Exercise objective ▸
Count how many lines include "this" and answer with that number only.
___ Records to use ___
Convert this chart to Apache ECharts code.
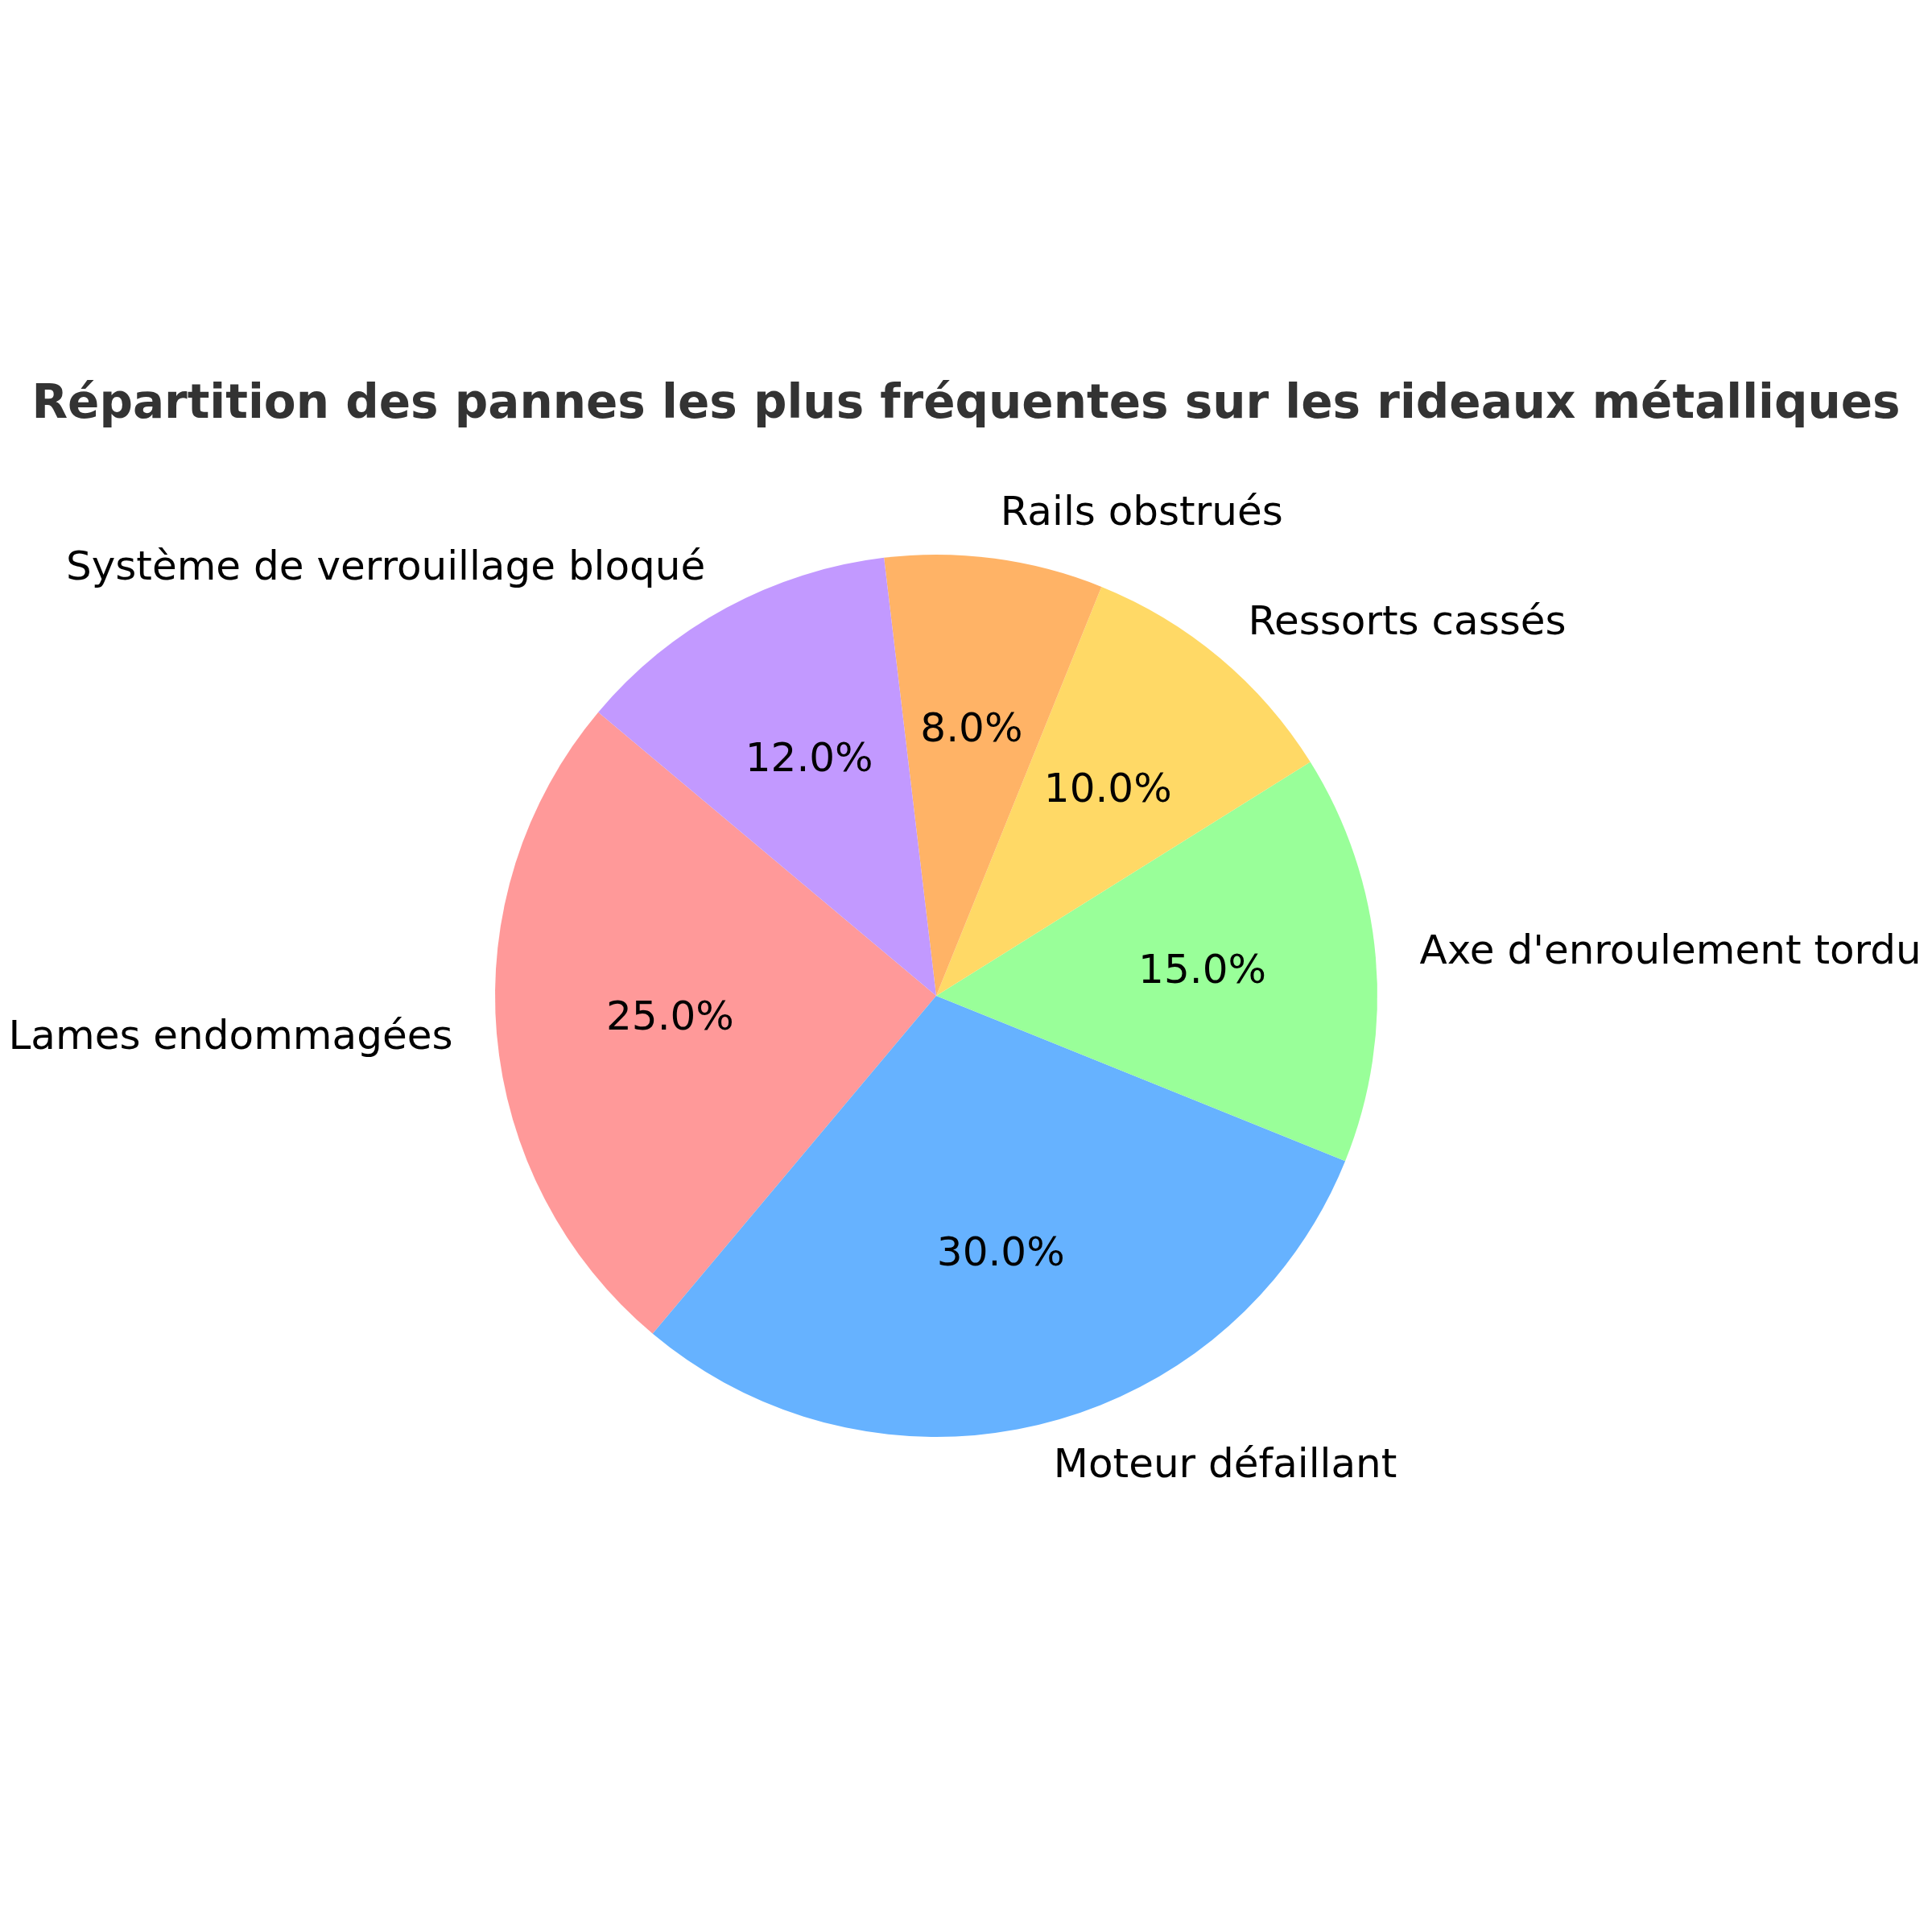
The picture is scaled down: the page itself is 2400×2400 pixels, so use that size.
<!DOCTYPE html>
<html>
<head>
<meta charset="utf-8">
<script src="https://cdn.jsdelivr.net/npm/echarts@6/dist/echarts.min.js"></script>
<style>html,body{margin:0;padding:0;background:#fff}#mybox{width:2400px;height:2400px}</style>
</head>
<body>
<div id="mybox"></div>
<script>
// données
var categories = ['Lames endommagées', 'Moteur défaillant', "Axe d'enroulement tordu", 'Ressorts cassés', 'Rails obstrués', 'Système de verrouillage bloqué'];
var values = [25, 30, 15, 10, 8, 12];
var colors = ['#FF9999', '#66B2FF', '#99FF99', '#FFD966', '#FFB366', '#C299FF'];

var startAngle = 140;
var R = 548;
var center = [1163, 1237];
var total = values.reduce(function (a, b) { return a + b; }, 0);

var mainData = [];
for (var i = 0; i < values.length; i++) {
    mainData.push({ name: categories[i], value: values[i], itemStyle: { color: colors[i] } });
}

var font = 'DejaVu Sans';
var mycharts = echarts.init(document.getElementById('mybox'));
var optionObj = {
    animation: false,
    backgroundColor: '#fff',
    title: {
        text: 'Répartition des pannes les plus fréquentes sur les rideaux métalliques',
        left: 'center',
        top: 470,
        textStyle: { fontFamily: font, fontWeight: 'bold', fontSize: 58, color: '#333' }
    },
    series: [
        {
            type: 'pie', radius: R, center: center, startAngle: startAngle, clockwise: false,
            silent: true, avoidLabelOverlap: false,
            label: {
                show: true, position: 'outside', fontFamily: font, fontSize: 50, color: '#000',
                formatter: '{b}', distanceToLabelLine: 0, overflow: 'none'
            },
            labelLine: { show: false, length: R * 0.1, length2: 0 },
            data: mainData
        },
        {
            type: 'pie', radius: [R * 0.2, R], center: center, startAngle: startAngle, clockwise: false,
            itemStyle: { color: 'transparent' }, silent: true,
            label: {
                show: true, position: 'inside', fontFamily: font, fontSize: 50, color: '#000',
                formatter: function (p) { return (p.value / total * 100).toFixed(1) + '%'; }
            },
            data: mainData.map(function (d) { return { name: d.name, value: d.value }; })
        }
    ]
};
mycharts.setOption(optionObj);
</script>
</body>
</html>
___
___ Records to use ___
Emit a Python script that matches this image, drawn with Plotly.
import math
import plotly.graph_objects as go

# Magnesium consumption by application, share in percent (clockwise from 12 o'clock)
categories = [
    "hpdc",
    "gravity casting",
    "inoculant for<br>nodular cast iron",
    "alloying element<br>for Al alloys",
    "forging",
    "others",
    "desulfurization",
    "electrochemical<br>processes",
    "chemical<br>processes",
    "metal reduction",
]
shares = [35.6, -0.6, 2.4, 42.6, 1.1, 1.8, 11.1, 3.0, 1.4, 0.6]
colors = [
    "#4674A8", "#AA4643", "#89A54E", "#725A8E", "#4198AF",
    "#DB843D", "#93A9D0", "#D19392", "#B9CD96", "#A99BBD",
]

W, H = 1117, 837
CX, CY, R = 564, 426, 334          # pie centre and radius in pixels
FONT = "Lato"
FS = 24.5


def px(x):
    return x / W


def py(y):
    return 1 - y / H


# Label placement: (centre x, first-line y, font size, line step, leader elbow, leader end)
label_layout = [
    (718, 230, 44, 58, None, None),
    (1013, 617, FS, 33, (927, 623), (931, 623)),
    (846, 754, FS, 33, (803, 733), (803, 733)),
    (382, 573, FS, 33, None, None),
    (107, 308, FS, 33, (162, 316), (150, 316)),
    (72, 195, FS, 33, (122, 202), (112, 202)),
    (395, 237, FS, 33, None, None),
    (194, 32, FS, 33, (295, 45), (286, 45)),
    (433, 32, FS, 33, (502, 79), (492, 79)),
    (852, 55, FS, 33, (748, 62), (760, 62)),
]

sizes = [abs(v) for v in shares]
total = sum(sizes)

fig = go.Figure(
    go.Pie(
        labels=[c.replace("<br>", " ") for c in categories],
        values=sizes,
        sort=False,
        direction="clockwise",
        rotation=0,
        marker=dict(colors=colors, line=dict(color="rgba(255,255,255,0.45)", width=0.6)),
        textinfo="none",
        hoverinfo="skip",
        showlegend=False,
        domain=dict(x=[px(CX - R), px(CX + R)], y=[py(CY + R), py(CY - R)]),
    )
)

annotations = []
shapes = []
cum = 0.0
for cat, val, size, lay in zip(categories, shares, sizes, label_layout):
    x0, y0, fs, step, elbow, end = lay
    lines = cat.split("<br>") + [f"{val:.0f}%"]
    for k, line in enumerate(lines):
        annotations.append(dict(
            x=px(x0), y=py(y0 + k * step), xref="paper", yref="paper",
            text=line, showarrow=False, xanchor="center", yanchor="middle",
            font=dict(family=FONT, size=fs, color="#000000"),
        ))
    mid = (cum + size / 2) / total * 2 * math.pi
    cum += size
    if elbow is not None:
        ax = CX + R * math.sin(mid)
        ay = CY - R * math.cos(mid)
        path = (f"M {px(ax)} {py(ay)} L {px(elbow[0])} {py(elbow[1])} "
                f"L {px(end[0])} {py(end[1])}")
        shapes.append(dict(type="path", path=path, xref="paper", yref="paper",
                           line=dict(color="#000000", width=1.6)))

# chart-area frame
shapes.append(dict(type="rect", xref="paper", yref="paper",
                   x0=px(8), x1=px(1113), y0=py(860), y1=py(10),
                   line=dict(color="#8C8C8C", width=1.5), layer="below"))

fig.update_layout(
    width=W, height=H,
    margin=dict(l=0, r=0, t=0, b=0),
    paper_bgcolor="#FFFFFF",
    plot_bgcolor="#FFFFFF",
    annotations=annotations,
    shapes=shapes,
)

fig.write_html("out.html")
___
Correct result ▸
2